_Your objective_. Everything from the first line of the data below through the line that contains "var zetaTicks = [0, 5, 10, 15];" should be written out exactly, please, and nothing more; the pictures stay out.

BEGIN

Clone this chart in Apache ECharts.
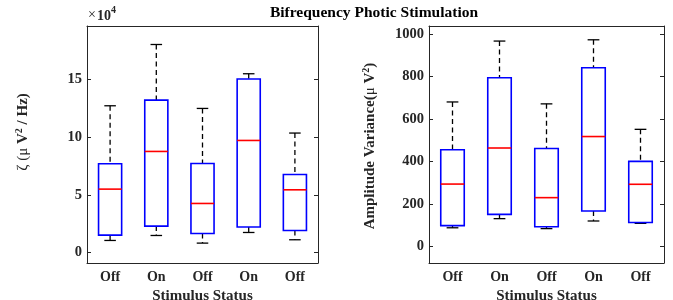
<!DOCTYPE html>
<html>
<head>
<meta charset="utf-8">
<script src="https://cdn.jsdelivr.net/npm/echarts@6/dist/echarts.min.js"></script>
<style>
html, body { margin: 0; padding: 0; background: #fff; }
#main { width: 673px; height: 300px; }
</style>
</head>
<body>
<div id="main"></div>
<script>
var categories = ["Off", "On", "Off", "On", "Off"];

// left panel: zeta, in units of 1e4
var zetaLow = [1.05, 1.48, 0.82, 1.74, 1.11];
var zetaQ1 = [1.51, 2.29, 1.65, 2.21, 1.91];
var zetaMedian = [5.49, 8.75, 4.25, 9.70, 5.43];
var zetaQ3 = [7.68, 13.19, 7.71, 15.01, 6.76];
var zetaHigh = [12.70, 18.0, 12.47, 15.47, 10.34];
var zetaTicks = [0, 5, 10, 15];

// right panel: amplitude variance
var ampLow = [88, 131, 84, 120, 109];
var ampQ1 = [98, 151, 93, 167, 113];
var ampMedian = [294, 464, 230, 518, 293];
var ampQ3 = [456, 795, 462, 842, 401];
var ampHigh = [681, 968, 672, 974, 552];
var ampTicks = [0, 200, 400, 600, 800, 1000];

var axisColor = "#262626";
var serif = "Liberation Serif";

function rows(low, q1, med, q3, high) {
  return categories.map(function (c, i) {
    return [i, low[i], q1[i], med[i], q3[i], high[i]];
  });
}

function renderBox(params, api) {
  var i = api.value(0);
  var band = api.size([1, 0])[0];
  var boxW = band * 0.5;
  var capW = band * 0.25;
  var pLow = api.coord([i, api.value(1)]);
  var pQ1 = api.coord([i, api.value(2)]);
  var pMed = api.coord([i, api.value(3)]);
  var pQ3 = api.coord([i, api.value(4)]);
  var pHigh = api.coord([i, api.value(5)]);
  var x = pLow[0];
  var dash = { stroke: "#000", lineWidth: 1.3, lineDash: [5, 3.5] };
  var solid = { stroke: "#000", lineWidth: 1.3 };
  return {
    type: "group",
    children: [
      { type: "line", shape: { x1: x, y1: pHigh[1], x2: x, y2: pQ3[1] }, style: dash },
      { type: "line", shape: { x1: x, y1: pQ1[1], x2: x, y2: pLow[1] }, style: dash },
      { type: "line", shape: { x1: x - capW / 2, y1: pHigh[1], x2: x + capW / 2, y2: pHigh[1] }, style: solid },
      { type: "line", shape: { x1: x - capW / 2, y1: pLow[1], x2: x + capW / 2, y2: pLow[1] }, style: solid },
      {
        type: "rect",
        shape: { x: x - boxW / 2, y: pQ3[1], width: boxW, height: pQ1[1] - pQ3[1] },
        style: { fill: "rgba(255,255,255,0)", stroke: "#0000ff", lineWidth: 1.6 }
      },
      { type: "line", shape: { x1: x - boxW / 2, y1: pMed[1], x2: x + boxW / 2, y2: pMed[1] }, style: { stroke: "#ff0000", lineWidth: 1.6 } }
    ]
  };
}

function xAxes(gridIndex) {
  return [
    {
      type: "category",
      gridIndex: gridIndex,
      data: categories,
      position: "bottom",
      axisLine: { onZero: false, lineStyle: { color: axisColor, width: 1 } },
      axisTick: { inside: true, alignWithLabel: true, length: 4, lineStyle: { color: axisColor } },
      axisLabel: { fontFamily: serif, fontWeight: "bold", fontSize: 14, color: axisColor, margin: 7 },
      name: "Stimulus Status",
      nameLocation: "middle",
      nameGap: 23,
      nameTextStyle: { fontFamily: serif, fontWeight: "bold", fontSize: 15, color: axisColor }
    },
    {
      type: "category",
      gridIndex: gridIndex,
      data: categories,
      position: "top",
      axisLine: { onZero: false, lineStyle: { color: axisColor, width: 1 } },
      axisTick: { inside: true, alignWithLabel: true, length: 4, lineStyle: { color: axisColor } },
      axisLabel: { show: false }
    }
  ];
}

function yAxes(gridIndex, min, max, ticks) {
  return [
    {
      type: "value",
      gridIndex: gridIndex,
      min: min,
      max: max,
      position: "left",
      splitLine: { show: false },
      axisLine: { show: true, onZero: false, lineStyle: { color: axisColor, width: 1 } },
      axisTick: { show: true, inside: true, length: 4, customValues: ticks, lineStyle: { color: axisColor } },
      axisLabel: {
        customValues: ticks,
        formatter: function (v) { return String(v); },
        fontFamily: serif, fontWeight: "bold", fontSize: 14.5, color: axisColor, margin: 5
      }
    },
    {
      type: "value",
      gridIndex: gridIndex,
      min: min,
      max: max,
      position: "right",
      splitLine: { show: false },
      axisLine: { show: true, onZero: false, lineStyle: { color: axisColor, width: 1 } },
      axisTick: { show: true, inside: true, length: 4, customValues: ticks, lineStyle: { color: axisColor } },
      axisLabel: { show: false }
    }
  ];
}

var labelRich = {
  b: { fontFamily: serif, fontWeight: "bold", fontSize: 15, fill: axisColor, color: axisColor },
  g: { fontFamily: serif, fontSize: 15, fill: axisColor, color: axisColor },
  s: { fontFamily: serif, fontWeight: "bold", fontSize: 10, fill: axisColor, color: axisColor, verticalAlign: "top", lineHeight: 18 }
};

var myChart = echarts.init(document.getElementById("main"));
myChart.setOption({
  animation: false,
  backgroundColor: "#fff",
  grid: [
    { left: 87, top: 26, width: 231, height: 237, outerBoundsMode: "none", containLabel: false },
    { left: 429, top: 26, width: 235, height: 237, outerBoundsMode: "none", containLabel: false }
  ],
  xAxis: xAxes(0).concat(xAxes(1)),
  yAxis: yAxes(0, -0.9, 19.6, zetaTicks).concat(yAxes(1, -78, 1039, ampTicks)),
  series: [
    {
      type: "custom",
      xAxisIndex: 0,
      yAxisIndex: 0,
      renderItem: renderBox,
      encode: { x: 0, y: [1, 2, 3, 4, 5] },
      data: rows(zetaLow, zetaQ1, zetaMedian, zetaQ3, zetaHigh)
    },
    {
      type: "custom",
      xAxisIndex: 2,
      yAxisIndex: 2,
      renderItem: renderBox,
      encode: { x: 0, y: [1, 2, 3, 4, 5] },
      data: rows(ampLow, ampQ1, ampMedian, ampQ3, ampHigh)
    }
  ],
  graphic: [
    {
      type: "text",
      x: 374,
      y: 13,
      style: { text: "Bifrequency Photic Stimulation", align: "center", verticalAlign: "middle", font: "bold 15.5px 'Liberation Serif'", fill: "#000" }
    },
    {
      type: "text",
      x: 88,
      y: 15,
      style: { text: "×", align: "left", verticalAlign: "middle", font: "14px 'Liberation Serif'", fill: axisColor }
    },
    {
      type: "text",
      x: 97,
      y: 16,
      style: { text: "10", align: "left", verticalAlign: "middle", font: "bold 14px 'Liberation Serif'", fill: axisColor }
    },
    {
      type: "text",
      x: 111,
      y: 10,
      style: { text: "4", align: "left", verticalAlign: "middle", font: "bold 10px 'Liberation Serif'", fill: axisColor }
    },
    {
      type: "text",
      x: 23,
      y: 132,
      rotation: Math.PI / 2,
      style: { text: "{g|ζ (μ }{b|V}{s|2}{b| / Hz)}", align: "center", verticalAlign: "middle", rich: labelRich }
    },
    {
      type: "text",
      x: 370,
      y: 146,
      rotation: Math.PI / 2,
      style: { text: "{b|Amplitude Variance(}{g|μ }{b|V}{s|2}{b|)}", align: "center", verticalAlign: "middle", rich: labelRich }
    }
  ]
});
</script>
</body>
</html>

END

_Response for this exercise_.
Clone this chart in Apache ECharts.
<!DOCTYPE html>
<html>
<head>
<meta charset="utf-8">
<script src="https://cdn.jsdelivr.net/npm/echarts@6/dist/echarts.min.js"></script>
<style>
html, body { margin: 0; padding: 0; background: #fff; }
#main { width: 673px; height: 300px; }
</style>
</head>
<body>
<div id="main"></div>
<script>
var categories = ["Off", "On", "Off", "On", "Off"];

// left panel: zeta, in units of 1e4
var zetaLow = [1.05, 1.48, 0.82, 1.74, 1.11];
var zetaQ1 = [1.51, 2.29, 1.65, 2.21, 1.91];
var zetaMedian = [5.49, 8.75, 4.25, 9.70, 5.43];
var zetaQ3 = [7.68, 13.19, 7.71, 15.01, 6.76];
var zetaHigh = [12.70, 18.0, 12.47, 15.47, 10.34];
var zetaTicks = [0, 5, 10, 15];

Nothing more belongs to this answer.